Traveling the Yucatán Peninsula

As I finished my environmental placement at Ninth Wave Global, I headed off to the Yucatán Peninsula. With only a week to do so, I choose three cities to visit. Here they are:

Mérida

This was the biggest city I went to in Mexico, they even had Uber! As I set off early in the morning to discover some of it, I had the pleasure of walking along the Paseo de Montejo which is a street filled with grandiose colonial houses from Mérida’s past as a merchant city.

Mérida’s central plaza

From there I headed to the Museum del Mundo Maya. I was very eager to learn more about some of Mexico’s past Mayan civilizations, but sadly it was closed even during regular opening hours. After two months in Mexico, I have come to realize most places follow their own timeline with stores with no official opening hours, randomly closed sites and even public transport with no official departure times. Instead, I headed to the city center to visit the market and meandered my way through its many streets throughout the afternoon.

Along the Paseo De Montejo, there is the

After supper, I tested my Spanish skills and watched Dune by Denis Villeneuve at a cinema. Although I did manage to understand most of the movie (helping that I had recently read the book), I still have lots of work to do to get to par with my goals! The very next morning I was off to Valladolid.

Valladolid

Halfway between Tulum and Mérida, Valladolid is a lovely city to wander in with nice little shops and vibrant streets, both in colour and in sound. The colonial city was built atop an important Mayan one if only by the testimony of the cenote which both were constructed around.

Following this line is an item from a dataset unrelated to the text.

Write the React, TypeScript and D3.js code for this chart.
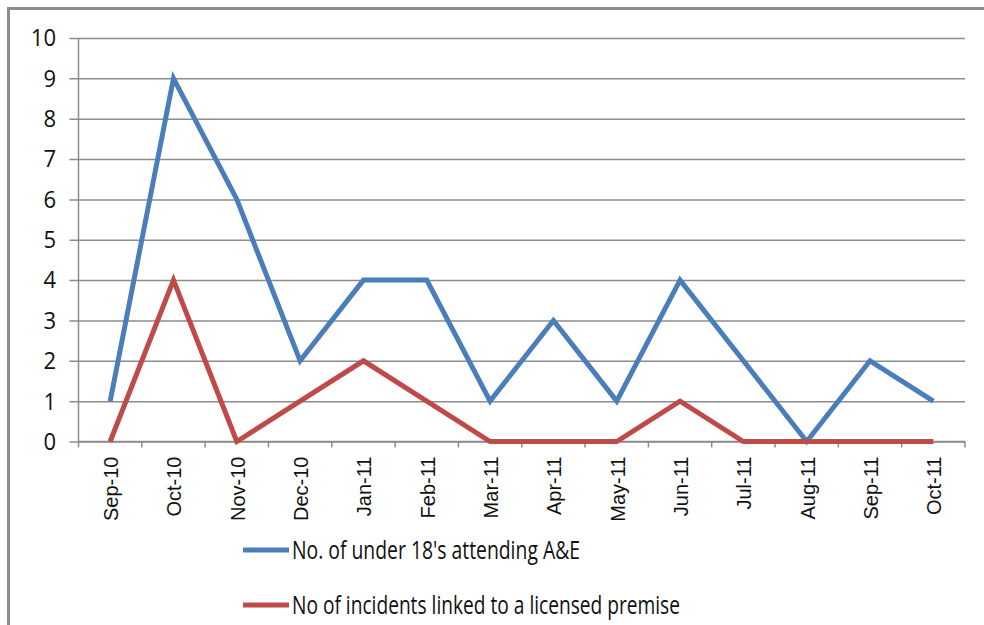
import React, { useEffect, useRef } from "react";
import * as d3 from "d3";

const months = ["Sep-10", "Oct-10", "Nov-10", "Dec-10", "Jan-11", "Feb-11", "Mar-11", "Apr-11", "May-11", "Jun-11", "Jul-11", "Aug-11", "Sep-11", "Oct-11"];
const attending = [1, 9, 6, 2, 4, 4, 1, 3, 1, 4, 2, 0, 2, 1];
const incidents = [0, 4, 0, 1, 2, 1, 0, 0, 0, 1, 0, 0, 0, 0];
const yTicks = [0, 1, 2, 3, 4, 5, 6, 7, 8, 9, 10];
const seriesNames = ["No. of under 18's attending A&E", "No of incidents linked to a licensed premise"];
const seriesColors = ["#4a7ebb", "#be4b48"];

const W = 984;
const H = 625;

export default function App() {
  const ref = useRef<SVGSVGElement>(null);

  useEffect(() => {
    const svg = d3.select(ref.current);
    svg.selectAll("*").remove();

    const margin = { left: 78.5, right: 19, top: 38, bottom: 183.5 };
    const x = d3.scaleBand<string>().domain(months).range([margin.left, W - margin.right]);
    const y = d3.scaleLinear().domain([0, 10]).range([H - margin.bottom, margin.top]);

    // outer border of the chart frame
    svg.append("rect")
      .attr("x", 8.5).attr("y", 8.5)
      .attr("width", W + 20).attr("height", H + 20)
      .attr("fill", "#fff")
      .attr("stroke", "#8c8c8c").attr("stroke-width", 3);

    // gridlines + y axis
    const yAxis = d3.axisLeft(y).tickValues(yTicks).tickSize(-(W - margin.right - margin.left)).tickSizeOuter(0).tickPadding(25);
    const gy = svg.append("g").attr("transform", `translate(${margin.left},0)`).call(yAxis);
    gy.select(".domain").remove();
    gy.selectAll(".tick line").attr("stroke", "#8c8c8c").attr("stroke-width", 1.5).attr("x1", -9);
    gy.selectAll(".tick text")
      .attr("fill", "#111")
      .attr("transform", "scale(0.9,1)")
      .style("font-family", "'Open Sans', 'Liberation Sans', sans-serif")
      .style("font-size", "24.5px");

    svg.append("line")
      .attr("x1", margin.left).attr("x2", margin.left)
      .attr("y1", margin.top).attr("y2", y(0) + 6)
      .attr("stroke", "#8c8c8c").attr("stroke-width", 1.5);

    // x axis with ticks on category boundaries
    const gx = svg.append("g").attr("transform", `translate(0,${y(0)})`);
    gx.append("line")
      .attr("x1", margin.left).attr("x2", W - margin.right)
      .attr("stroke", "#8c8c8c").attr("stroke-width", 1.5);
    gx.selectAll(".xt")
      .data(months.slice(1).concat(["end"]))
      .enter().append("line")
      .attr("class", "xt")
      .attr("x1", (d, i) => margin.left + (i + 1) * x.bandwidth())
      .attr("x2", (d, i) => margin.left + (i + 1) * x.bandwidth())
      .attr("y1", 0).attr("y2", 6)
      .attr("stroke", "#8c8c8c").attr("stroke-width", 1.5);
    gx.selectAll(".xl")
      .data(months)
      .enter().append("text")
      .attr("class", "xl")
      .attr("transform", d => `translate(${x(d)! + x.bandwidth() / 2 + 1},15) rotate(-90)`)
      .attr("dy", "0.35em")
      .attr("text-anchor", "end")
      .attr("fill", "#111")
      .style("font-family", "'Liberation Sans', Arial, sans-serif")
      .style("font-size", "20px")
      .text(d => d);

    // series lines
    const line = d3.line<number>()
      .x((d, i) => x(months[i])! + x.bandwidth() / 2)
      .y(d => y(d));

    [attending, incidents].forEach((values, k) => {
      svg.append("path")
        .datum(values)
        .attr("d", line)
        .attr("fill", "none")
        .attr("stroke", seriesColors[k])
        .attr("stroke-width", 5)
        .attr("stroke-linejoin", "miter");
    });

    // legend
    const legend = svg.append("g");
    const legendY = [550, 605];
    const legendLen = [288, 388];
    seriesNames.forEach((name, k) => {
      legend.append("line")
        .attr("x1", 243).attr("x2", 289)
        .attr("y1", legendY[k]).attr("y2", legendY[k])
        .attr("stroke", seriesColors[k]).attr("stroke-width", 5);
      legend.append("text")
        .attr("x", 292).attr("y", legendY[k] + 9)
        .attr("fill", "#111")
        .attr("textLength", legendLen[k])
        .attr("lengthAdjust", "spacingAndGlyphs")
        .style("font-family", "'Open Sans', 'Liberation Sans', sans-serif")
        .style("font-size", "25.5px")
        .text(name);
    });
  }, []);

  return (
    <svg ref={ref} width={W} height={H}
      style={{ position: "absolute", left: 0, top: 0, background: "#fff" }} />
  );
}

Although that particular one was promptly closed to visitors (ahh Mexico!), I had the chance to visit three others with friends from my placement in Campeche. Some were caves, others were open-aired; it was interesting to learn about the importance of these sites in matters of survival as the main water source and for religious purposes too.

Valladolid’s colonial church

We also spent a day heading up North. We were on the lookout for pink! Along the coast of Yucatán, there is a town called Las Coloradas. Known for its salt flats, the water turns pink by the presence of a particular mineral.

Then, we drove to Rio Lagartos where a 45-minute boat ride brought us to the feeding grounds of flamingos. Even if I had already seen them in zoos, seeing them in flesh and feathers was something else!

I also had the pleasure of visiting the Casa De Los Venados. Inside the house of an American couple lies well over 5,000 pieces of Mexican folk art. The man first started amassing his collection at the age of 18. He is now well over 80 years old and has opened his home for the curious to come and appreciate the various pieces on display. I loved seeing the different statues and paintings, I even could recognize some styles from my time in Oaxaca!

This is but their entryway!

Bacalar

Home to a beautiful lagoon, Bacalar was but a mere resting spot at the very end of my week in the Yucatán peninsula.

Early in the morning, after a full day of scouring the city for transport information, I prepared for a border crossing into Belize. Gold Standard accommodation and transportation booked as well as my vaccination records in hand, I headed over to Chetumal by bus before grabbing a taxi to the border. As I zipped through the border presenting my proofs of model visitor and getting a Covid test result in under 15 minutes, I was in Belize! After a seemingly quick two months in Mexico, I was saying bye to the country to meet up with my mom in Belize who would be travelling with me in the next few weeks.

Thank you for the welcome Mexico and on I go to my next gap year adventures!